Quel fut le rôle de l'Etat dans l'affaire EADS ? «Ni coupable, ni glorieux. On l'a cantonné dans un rôle de figurant», résume Jean Arthuis, au terme d'une enquête engagée le 3 octobre 2007. Pour les sénateurs, cette «passivité» est induite par le pacte d'actionnaires signé en 2000, lors de la constitution du groupe européen d'aéronautique et de défense. Au nom de l'équilibre franco-allemand, celui-ci a établi un cadre juridique «qui ne permet pas à l'Etat de disposer librement de la gestion de son capital ni de participer directement aux instances de direction d'EADS ».
Cette organisation très particulière, imposée par les Allemands à l'époque, a conduit l'Etat à être tenu à l'écart de toute la vie du groupe, selon les sénateurs. Ainsi, d'après leur rapport, l'Etat ne savait rien des difficultés industrielles d'Airbus au printemps 2006. Lors de son audition du 5 octobre 2007, Thierry Breton, ministre de l'Economie et des Finances à l'époque des faits, indiquait ainsi n'avoir appris les retards de l'A 380 que le 12 juin 2006, à la veille de l'annonce de ces problèmes par le groupe. Ces problèmes avaient été pourtant évoqués dès le 18 mai, lors d'une réunion entre les dirigeants du groupe et l'Agence de participations de l'Etat (APE), chargée de suivre le groupe pour l'Etat actionnaire. Mais manifestement, l'information ne circulait pas. A lire les auditions, on est même saisi par le tournis en découvrant que les représentants de l'Etat ont tous joué du même argument et répété qu'ils étaient mal informés : du ministre des Finances au président de conseil de surveillance de la Caisse des dépôts en passant par Matignon et l'Elysée, ils apprennent tout par la presse. «Le gouvernement n'aurait donc pris connaissance des difficultés industrielles réelles d'Airbus qu'à travers la presse», relèvent les sénateurs, un peu perplexes malgré tout. Avant d'ajouter que «l'ignorance de l'Etat des difficultés industrielles rencontrées par Airbus relève prioritairement du groupe EADS et de sa gouvernance ».
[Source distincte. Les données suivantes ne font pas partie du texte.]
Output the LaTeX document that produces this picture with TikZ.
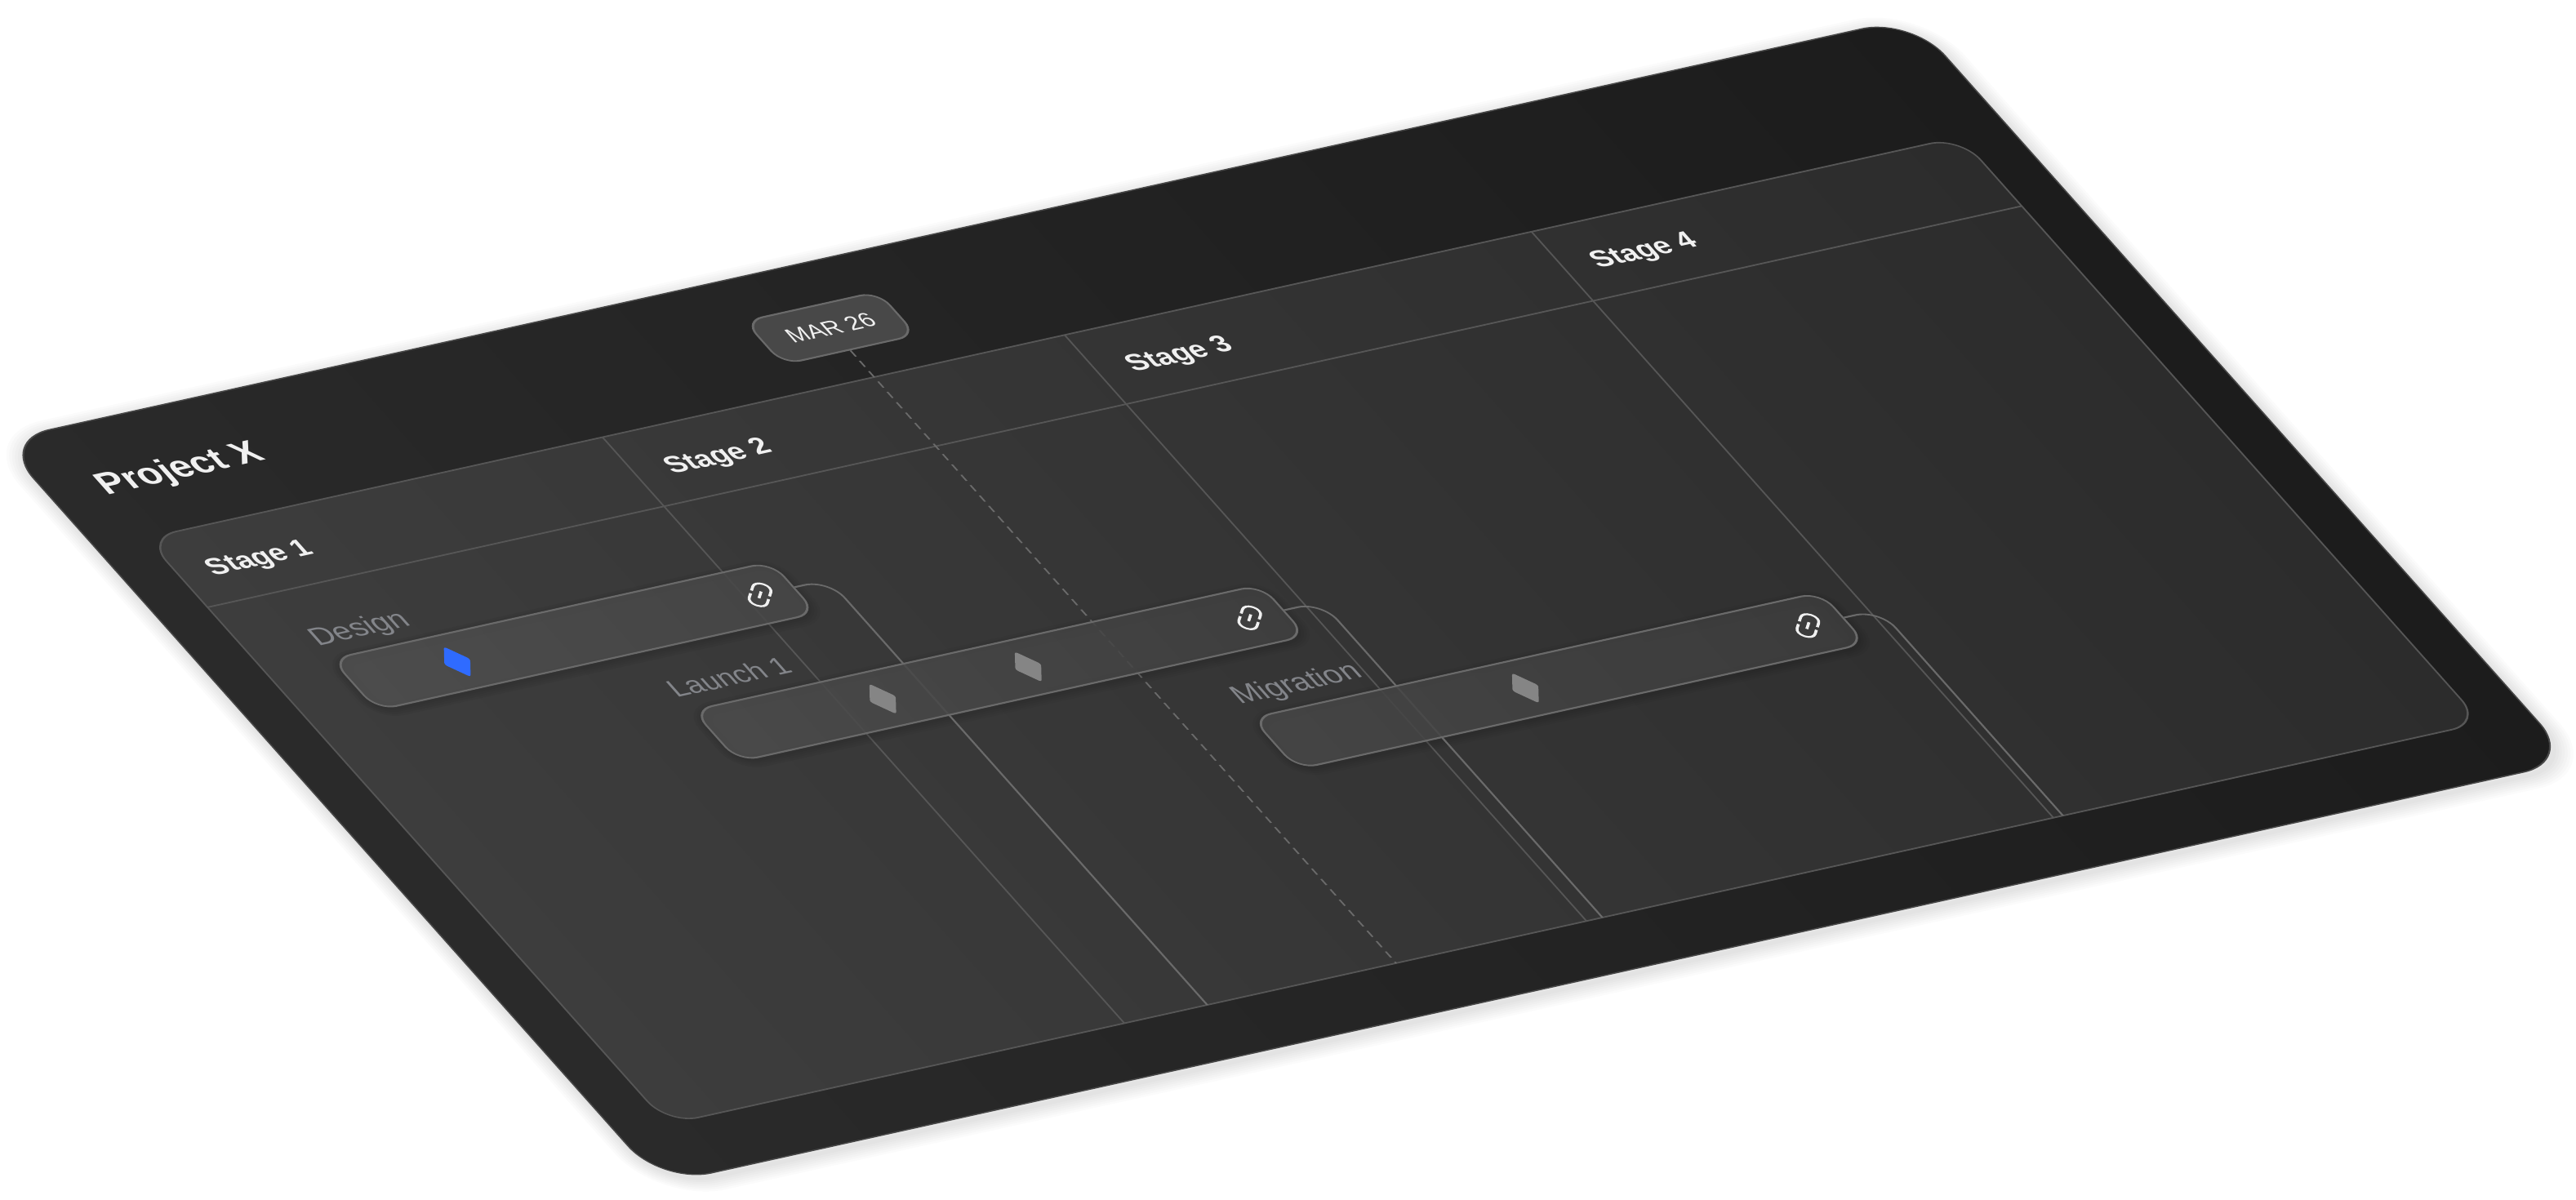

Le mauvais investissement de la Caisse des dépôts
Même dédouanement de l'Etat par le Sénat dans la cession des titres de Lagardère et DaimlerChrysler au printemps 2006. Les deux actionnaires privés avaient pourtant pris soin d'informer les pouvoirs publics de leur intention de vendre dès novembre 2005. Mais l'Elysée, Matignon, le ministère des Finances par la suite, se sont contentés, selon le rapport, de ne suivre que les modalités techniques. Le Sénat pense-t-il, de la sorte, balayer tous les doutes sur le rôle réel du pouvoir dans l'affaire? En tout cas, le pacte, insistent les sénateurs, les obligeait à n'avoir qu'un rôle de spectateur. L'Etat semble s'en être si bien contenté qu'il ne pousse même pas la curiosité de savoir qui rachète les 7,5% vendus par le groupe Lagardère. Ainsi, toujours selon le rapport, c'est par hasard qu'ils apprennent, le 10 avril 2006, que la Caisse des dépôts et consignations (CDC) est l'un des investisseurs et a racheté 2,25% de la participation mise en vente. Tout aurait été décidé par le seul directeur général de la Caisse de l'époque, Francis Meyer, sans la moindre intervention extérieure.
Augustin de Romanet, alors secrétaire adjoint de l'Elysée, a expliqué lors de son audition, que l'Elysée «était focalisé sur une problématique industrielle et n'avait aucune implication dans ces questions d’évolution de l’actionnariat ». Même réponse de Thierry Breton qui, malgré un mémo en provenance du groupe Lagardère daté du 21 février 2006 et transitant par le cabinet du ministre dans lequel il indique que la CDC figure parmi les investisseurs, affirme qu'il a appris l'investissement de la caisse par la presse. « Je n'étais pas vraiment content», conclut-il dans son audition.